RURAL ROUTES/Margot Ford McMillen

Climate Change Demands Attention

In the last moments of the presidential campaign, environmentalists suddenly found their voices and pointed out that nothing environmental, including the subject of climate change, had been covered. There hadn’t been any speeches about it, any Q and A in the debates, any attention at all. The media, in fact, was baffled when anyone mentioned earth.

One interesting exchange came when a caller (kudos to that guy!) asked NPR’s Neal Conan about the subject. Conan seemed baffled, then tossed the idea around with his guest. Who would be responsible for covering climate change, they asked each other, would it be the pols, or the media? In other words, if the pols didn’t want to discuss the subject, the subject wasn’t covered.

In other other words, if the industrial-sponsored politicians didn’t want to discuss the subject …

In other other other words, if industry didn’t want to discuss the subject …

The media, then, had a pre-set list of questions, and anything that was NOT on the list was off-limits, and nobody wanted any surprises. This year, it was the economy, stupid. And, oh yeah, abortion. Besides some lame reassurances that the government would take care of our troops, the heroes, there wasn’t any discussion of our military involvement all over the globe. No discussion about transition to a green economy or the takeover of our food system by the big pigs, or just about anything else you care to pick out of the black hat. By the time it came to voting, weren’t you just bored to tears?

It would have been duplicitous, of course, for the pols to ask us to save energy … Hopping from Florida to New Hampshire to Colorado, there’s no way to estimate the carbon footprint for this election. They traveled non-stop for more than a year — by private bus, by private jet plane — and every one of the candidates in all the US elections did the same. If someone like Chris Christie hadn’t racked up enough miles at home, he’d jet off to the hinterlands to introduce some failing candidate.

And the state elections were equally distressing. Here in Missouri, I was shocked to see vans wrapped with the names of candidates for state offices, to ferry them and their teams from one county seat to another. These vehicles were probably obtained through the services of the ethanol lobbies, going to Farm Bureau picks, but couldn’t they at least have donated a Prius?

Like every other state, Missouri has seen its share of weird weather, and we should be paying attention. Last summer’s drought was one of the worst on record and the heat broke all previous records, day after sizzling day. Two summers ago, a tornado vacuumed up entire neighborhoods in Joplin, dropping them on cornfields. What’s it gonna take? The end of the ice caps? Santa and his elves hammering together a toy factory on rafts?

On Halloween night, a week before the election, environmentalist Bill McKibben phoned in a speech to a packed auditorium at the University of Missouri. The speech had been planned for months. McKibben had recently published an article in Rolling Stone that links together the future effects of fossil fuels on the climate. At the rate we’re going, he says, it won’t take long for the earth temperature to rise to an uninhabitable level.

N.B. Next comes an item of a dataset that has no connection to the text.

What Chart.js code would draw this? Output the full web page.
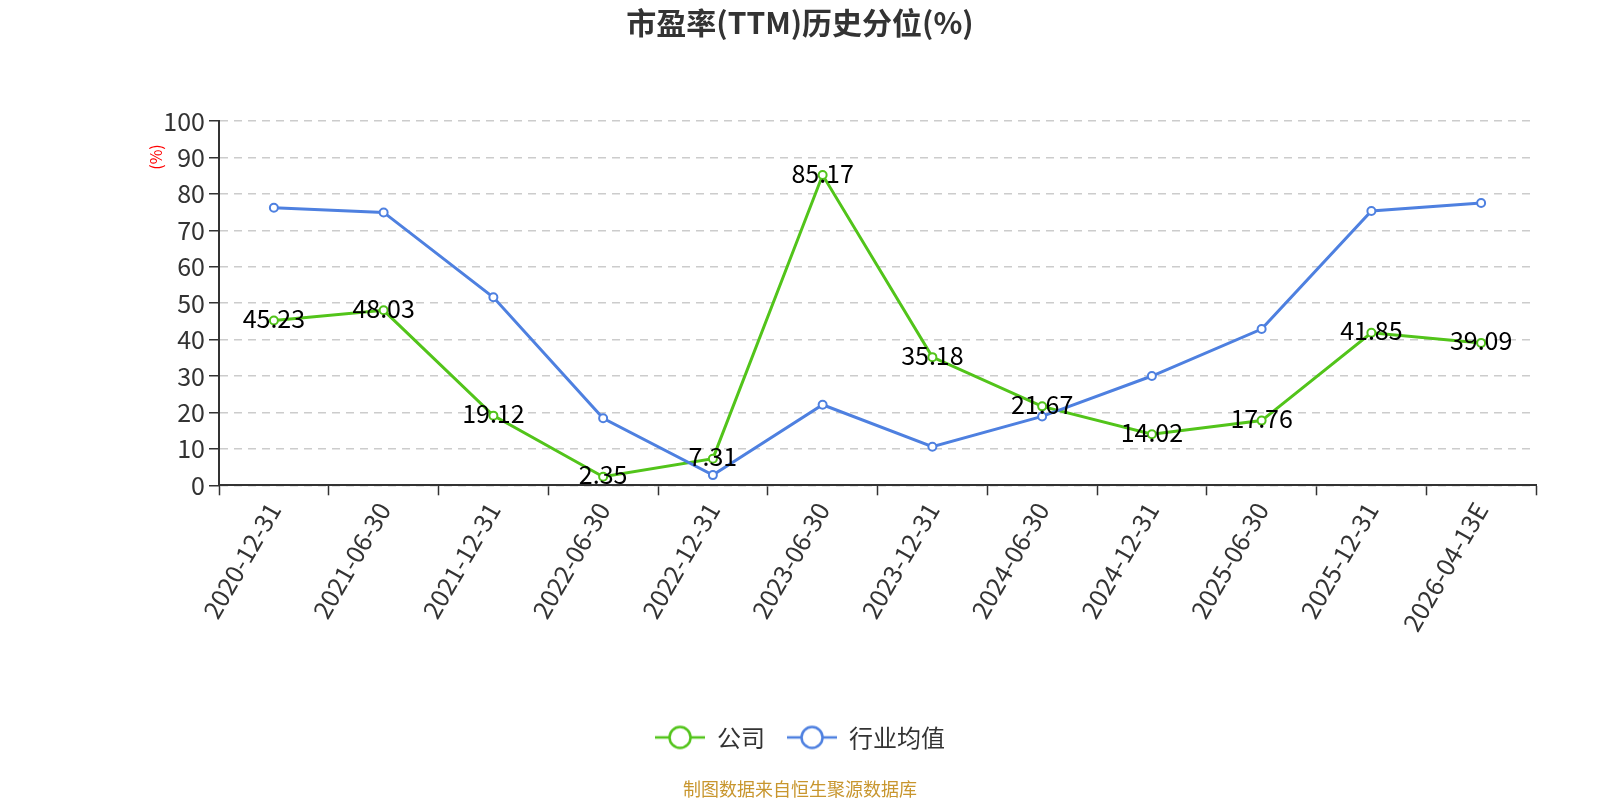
<!DOCTYPE html>
<html>
<head>
<meta charset="utf-8">
<title>市盈率(TTM)历史分位(%)</title>
<script src="https://cdn.jsdelivr.net/npm/chart.js@4/dist/chart.umd.min.js"></script>
<style>
    html, body { margin: 0; padding: 0; background: #ffffff; }
    #wrap { width: 1600px; height: 800px; position: relative; }
</style>
</head>
<body>
<div id="wrap"><canvas id="pe-chart"></canvas></div>
<script>
// ---------------------------------------------------------------------------
// 数据：报告期、公司分位、行业均值分位
// ---------------------------------------------------------------------------
var categorias = ['2020-12-31', '2021-06-30', '2021-12-31', '2022-06-30', '2022-12-31', '2023-06-30',
    '2023-12-31', '2024-06-30', '2024-12-31', '2025-06-30', '2025-12-31', '2026-04-13E'];
var empresa = [45.23, 48.03, 19.12, 2.35, 7.31, 85.17, 35.18, 21.67, 14.02, 17.76, 41.85, 39.09];
var industria = [76.2, 74.9, 51.6, 18.4, 2.8, 22.1, 10.6, 18.9, 30.0, 42.9, 75.3, 77.5];
var nombresSeries = ['公司', '行业均值'];
var ticksY = [0, 10, 20, 30, 40, 50, 60, 70, 80, 90, 100];

var VERDE = '#52c41a';
var AZUL = '#4e80e0';
var FUENTE = '"Noto Sans CJK SC", "Noto Sans", sans-serif';

(function () {
    if (typeof window.Chart === 'undefined') {
        return;
    }

    // Icono de leyenda: línea con círculo hueco (estilo echarts)
    function iconoLeyenda(color) {
        var c = document.createElement('canvas');
        c.width = 50;
        c.height = 26;
        var g = c.getContext('2d');
        g.strokeStyle = color;
        g.lineWidth = 2.5;
        g.beginPath();
        g.moveTo(0, 13);
        g.lineTo(50, 13);
        g.stroke();
        g.beginPath();
        g.arc(25, 13, 10.5, 0, Math.PI * 2);
        g.fillStyle = '#ffffff';
        g.fill();
        g.stroke();
        return c;
    }

    // Etiquetas de valor sobre la serie 公司
    var etiquetasValor = {
        id: 'etiquetasValor',
        afterDatasetsDraw: function (chart) {
            var meta = chart.getDatasetMeta(0);
            var ctx = chart.ctx;
            ctx.save();
            ctx.font = '25px ' + FUENTE;
            ctx.fillStyle = '#000000';
            ctx.textAlign = 'center';
            ctx.textBaseline = 'middle';
            meta.data.forEach(function (pt, i) {
                ctx.fillText(empresa[i].toFixed(2), pt.x, pt.y - 2);
            });
            ctx.restore();
        }
    };

    // Unidad del eje Y en rojo, girada
    var unidadY = {
        id: 'unidadY',
        afterDraw: function (chart) {
            var area = chart.chartArea;
            var ctx = chart.ctx;
            ctx.save();
            ctx.translate(area.left - 63, area.top + 36);
            ctx.rotate(-Math.PI / 2);
            ctx.font = '16px ' + FUENTE;
            ctx.fillStyle = '#ff0000';
            ctx.textAlign = 'center';
            ctx.textBaseline = 'middle';
            ctx.fillText('(%)', 0, 0);
            ctx.restore();
        }
    };

    var colores = [VERDE, AZUL];

    new Chart(document.getElementById('pe-chart').getContext('2d'), {
        type: 'line',
        data: {
            labels: categorias,
            datasets: [{
                label: nombresSeries[0],
                data: empresa,
                borderColor: VERDE,
                backgroundColor: '#ffffff',
                borderWidth: 3,
                pointRadius: 4,
                pointBorderWidth: 2,
                pointBackgroundColor: '#ffffff',
                pointBorderColor: VERDE,
                tension: 0,
                order: 2
            }, {
                label: nombresSeries[1],
                data: industria,
                borderColor: AZUL,
                backgroundColor: '#ffffff',
                borderWidth: 3,
                pointRadius: 4,
                pointBorderWidth: 2,
                pointBackgroundColor: '#ffffff',
                pointBorderColor: AZUL,
                tension: 0,
                order: 1
            }]
        },
        options: {
            responsive: true,
            maintainAspectRatio: false,
            animation: false,
            layout: {
                padding: 0
            },
            scales: {
                x: {
                    offset: true,
                    grid: {
                        offset: true,
                        drawOnChartArea: false,
                        drawTicks: true,
                        tickLength: 10,
                        tickColor: '#333333',
                        tickWidth: 1.5
                    },
                    border: { color: '#333333', width: 2 },
                    ticks: {
                        color: '#333333',
                        font: { family: FUENTE, size: 25 },
                        minRotation: 60,
                        maxRotation: 60,
                        autoSkip: false,
                        padding: 2
                    },
                    title: {
                        display: true,
                        text: '',
                        font: { size: 1 },
                        padding: { top: 64, bottom: 0 }
                    }
                },
                y: {
                    min: 0,
                    max: 100,
                    afterBuildTicks: function (scale) {
                        scale.ticks = ticksY.map(function (v) { return { value: v }; });
                    },
                    // ancho fijo del eje para que el área empiece donde en el original
                    afterFit: function (scale) {
                        scale.width = 219;
                    },
                    grid: {
                        color: '#cccccc',
                        lineWidth: 1.5,
                        tickLength: 10,
                        tickColor: '#333333',
                        tickWidth: 1.5,
                        tickBorderDash: []
                    },
                    border: { color: '#333333', width: 2, dash: [8, 6] },
                    ticks: {
                        color: '#333333',
                        font: { family: FUENTE, size: 25 },
                        padding: 4
                    }
                },
                // eje vacío a la derecha: sólo reserva margen
                margenDer: {
                    type: 'linear',
                    position: 'right',
                    display: true,
                    grid: { display: false },
                    border: { display: false },
                    ticks: { display: false },
                    afterFit: function (scale) {
                        scale.width = 64;
                    }
                }
            },
            plugins: {
                title: {
                    display: true,
                    text: '市盈率(TTM)历史分位(%)',
                    color: '#333333',
                    font: { family: FUENTE, size: 30, weight: 'bold' },
                    padding: { top: 5, bottom: 80 }
                },
                subtitle: {
                    display: true,
                    position: 'bottom',
                    text: '制图数据来自恒生聚源数据库',
                    color: '#c8962e',
                    font: { family: FUENTE, size: 18 },
                    padding: { top: 19, bottom: 0 }
                },
                legend: {
                    position: 'bottom',
                    labels: {
                        color: '#333333',
                        font: { family: FUENTE, size: 24 },
                        usePointStyle: true,
                        pointStyleWidth: 50,
                        boxHeight: 24,
                        padding: 22,
                        generateLabels: function (chart) {
                            return chart.data.datasets.map(function (ds, i) {
                                return {
                                    text: ds.label,
                                    fontColor: '#333333',
                                    pointStyle: iconoLeyenda(colores[i]),
                                    datasetIndex: i,
                                    hidden: false,
                                    lineWidth: 0
                                };
                            });
                        }
                    }
                },
                tooltip: { enabled: false }
            }
        },
        plugins: [etiquetasValor, unidadY]
    });
})();
</script>
</body>
</html>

Appearing on a giant screen after dialing in on Skype, McKibben’s speech was a great demonstration of the power of technology and the possibilities of finding new ways to save giant amounts of fossil fuels and CO2 emissions. People in the audience loved it … a giant McKibben on the stage, like a rock star!

But McKibben didn’t make the Skype appearance because he wanted to save the planet. He made it because the climate had spoken. Just days earlier, hurricane Sandy had slammed into New Jersey.

Flights were cancelled and power was down in Manhattan. Cell phones in New York were cut off for at least a week. Flights didn’t flight. Lights didn’t light. Elevators didn’t elevate. And, unlike storms in the past, nobody’s saying this is the “storm of the century” or a “hundred year storm.” Instead, we’re hearing about the safety of having lots of insurance, and re-insurance. Having that, the increasingly violent weather creates a merely tiny blip on the economic radar. Forget, then, the misery of families and the damages to kids who’ll grow up with nightmares. We’re supposed to believe that all that really matters is the economy, stupid.

The subject of climate change is unpopular, because it’s so terrifying. We’re all in denial and we’re all waiting for a hero to save us. Obviously, the hero won’t be connected with the industrial bought-and-paid-for governments.

It’s up to us, fellow humans, to find the courage to make the differences. The government has been muted.